_Given task_
From the line containing "Clone this chart" through the line containing "const riseLabelAt = 4750;", retype each line exactly; include both end lines and nothing beyond them.

** Start of Data listing **

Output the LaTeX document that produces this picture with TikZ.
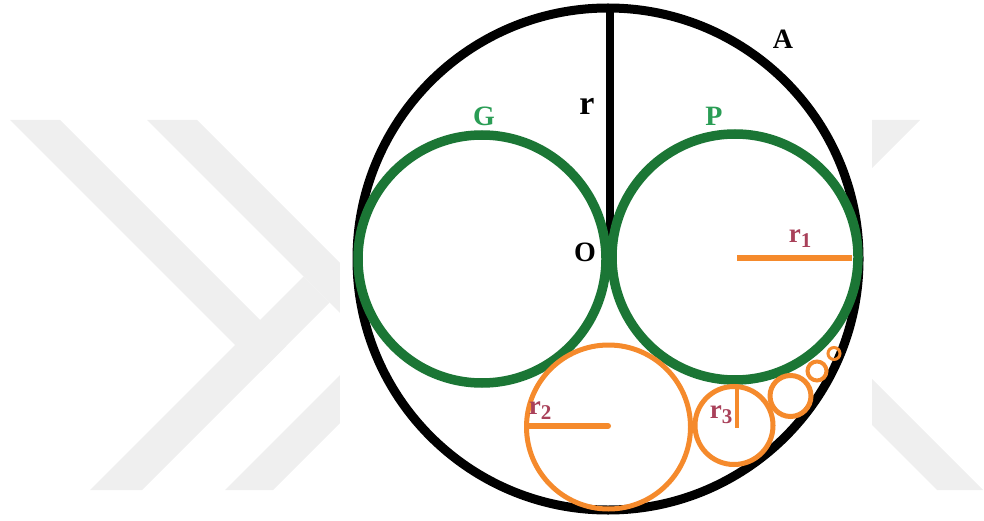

** End of Data listing **
** Start of Data listing **

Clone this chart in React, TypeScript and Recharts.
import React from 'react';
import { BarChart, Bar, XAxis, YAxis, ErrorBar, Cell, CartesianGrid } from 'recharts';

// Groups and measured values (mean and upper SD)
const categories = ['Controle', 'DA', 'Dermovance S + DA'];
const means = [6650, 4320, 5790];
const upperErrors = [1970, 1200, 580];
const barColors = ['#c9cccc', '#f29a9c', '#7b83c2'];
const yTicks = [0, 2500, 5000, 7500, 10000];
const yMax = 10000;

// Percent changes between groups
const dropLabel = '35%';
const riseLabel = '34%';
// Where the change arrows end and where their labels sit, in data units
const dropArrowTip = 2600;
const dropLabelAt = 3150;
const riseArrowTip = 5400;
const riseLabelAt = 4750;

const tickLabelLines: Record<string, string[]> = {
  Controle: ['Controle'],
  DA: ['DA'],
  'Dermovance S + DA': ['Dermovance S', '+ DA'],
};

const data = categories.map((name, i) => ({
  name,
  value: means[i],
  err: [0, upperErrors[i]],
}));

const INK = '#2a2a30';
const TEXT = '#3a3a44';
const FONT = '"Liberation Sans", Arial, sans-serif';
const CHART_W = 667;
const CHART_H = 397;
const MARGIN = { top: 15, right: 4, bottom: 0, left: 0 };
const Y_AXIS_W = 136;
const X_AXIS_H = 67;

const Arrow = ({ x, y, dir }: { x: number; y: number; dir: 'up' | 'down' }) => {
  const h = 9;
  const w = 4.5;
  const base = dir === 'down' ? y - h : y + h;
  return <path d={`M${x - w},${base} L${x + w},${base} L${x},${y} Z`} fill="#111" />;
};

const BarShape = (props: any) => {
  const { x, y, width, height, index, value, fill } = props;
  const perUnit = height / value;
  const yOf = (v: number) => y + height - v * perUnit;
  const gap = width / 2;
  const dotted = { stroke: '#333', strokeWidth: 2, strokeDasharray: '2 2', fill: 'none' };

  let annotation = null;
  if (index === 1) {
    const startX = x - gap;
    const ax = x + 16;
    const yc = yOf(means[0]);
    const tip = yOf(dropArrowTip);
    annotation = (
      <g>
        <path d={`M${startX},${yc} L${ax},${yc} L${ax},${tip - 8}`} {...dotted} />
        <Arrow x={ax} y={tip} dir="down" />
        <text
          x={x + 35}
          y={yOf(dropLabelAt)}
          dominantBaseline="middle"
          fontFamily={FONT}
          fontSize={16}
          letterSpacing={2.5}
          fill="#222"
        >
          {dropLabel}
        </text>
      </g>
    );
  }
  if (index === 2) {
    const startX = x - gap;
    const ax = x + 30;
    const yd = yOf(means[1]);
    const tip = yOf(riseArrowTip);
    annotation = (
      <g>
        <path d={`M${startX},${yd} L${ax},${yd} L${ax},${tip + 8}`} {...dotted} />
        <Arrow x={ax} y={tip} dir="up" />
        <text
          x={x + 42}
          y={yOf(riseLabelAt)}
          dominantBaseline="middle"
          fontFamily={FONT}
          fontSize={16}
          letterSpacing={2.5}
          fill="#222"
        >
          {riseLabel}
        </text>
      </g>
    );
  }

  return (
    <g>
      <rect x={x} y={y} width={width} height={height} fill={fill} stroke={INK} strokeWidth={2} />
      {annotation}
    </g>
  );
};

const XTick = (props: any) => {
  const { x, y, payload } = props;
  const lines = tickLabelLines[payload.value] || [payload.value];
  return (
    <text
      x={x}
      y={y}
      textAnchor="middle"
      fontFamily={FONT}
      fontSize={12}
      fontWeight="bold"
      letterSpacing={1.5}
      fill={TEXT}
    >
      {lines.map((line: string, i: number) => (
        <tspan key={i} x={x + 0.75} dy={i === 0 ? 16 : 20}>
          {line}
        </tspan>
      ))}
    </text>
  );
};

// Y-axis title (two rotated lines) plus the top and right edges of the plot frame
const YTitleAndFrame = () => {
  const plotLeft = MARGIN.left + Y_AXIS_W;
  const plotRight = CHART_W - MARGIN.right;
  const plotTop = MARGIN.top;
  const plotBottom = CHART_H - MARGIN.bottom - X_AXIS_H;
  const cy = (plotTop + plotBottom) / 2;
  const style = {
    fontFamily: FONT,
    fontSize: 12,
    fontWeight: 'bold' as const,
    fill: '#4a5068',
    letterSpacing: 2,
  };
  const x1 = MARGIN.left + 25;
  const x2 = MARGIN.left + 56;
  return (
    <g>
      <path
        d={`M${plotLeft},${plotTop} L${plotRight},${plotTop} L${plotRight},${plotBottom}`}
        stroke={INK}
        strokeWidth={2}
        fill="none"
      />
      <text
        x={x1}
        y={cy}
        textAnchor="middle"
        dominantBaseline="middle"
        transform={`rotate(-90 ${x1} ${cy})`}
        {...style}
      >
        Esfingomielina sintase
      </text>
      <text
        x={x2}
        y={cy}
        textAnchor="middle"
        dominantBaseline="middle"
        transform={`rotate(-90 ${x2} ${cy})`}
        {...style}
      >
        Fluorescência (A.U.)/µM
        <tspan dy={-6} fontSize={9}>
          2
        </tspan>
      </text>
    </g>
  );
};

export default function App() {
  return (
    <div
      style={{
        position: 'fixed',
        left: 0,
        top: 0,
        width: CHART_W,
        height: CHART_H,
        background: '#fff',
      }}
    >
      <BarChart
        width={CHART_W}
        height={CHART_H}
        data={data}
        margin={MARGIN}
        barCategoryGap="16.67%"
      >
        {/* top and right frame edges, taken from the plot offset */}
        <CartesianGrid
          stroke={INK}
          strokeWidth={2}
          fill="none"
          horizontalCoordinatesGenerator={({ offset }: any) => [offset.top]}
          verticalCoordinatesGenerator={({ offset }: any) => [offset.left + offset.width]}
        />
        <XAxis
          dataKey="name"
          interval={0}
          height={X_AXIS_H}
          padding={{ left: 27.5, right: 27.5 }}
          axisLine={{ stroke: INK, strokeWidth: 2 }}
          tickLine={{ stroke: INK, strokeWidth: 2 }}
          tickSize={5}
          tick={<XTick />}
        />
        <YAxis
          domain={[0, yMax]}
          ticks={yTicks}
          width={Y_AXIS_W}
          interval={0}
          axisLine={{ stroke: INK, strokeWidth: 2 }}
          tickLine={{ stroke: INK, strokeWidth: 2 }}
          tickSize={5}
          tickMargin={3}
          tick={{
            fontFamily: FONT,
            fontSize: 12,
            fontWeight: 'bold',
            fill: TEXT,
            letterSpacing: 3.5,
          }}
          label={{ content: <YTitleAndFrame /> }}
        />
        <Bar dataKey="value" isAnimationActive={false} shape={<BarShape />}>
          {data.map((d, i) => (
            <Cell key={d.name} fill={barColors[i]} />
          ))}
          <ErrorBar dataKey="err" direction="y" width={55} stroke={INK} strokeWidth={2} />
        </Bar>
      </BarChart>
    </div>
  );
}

** End of Data listing **

_Exercise solution_
Clone this chart in React, TypeScript and Recharts.
import React from 'react';
import { BarChart, Bar, XAxis, YAxis, ErrorBar, Cell, CartesianGrid } from 'recharts';

// Groups and measured values (mean and upper SD)
const categories = ['Controle', 'DA', 'Dermovance S + DA'];
const means = [6650, 4320, 5790];
const upperErrors = [1970, 1200, 580];
const barColors = ['#c9cccc', '#f29a9c', '#7b83c2'];
const yTicks = [0, 2500, 5000, 7500, 10000];
const yMax = 10000;

// Percent changes between groups
const dropLabel = '35%';
const riseLabel = '34%';
// Where the change arrows end and where their labels sit, in data units
const dropArrowTip = 2600;
const dropLabelAt = 3150;
const riseArrowTip = 5400;
const riseLabelAt = 4750;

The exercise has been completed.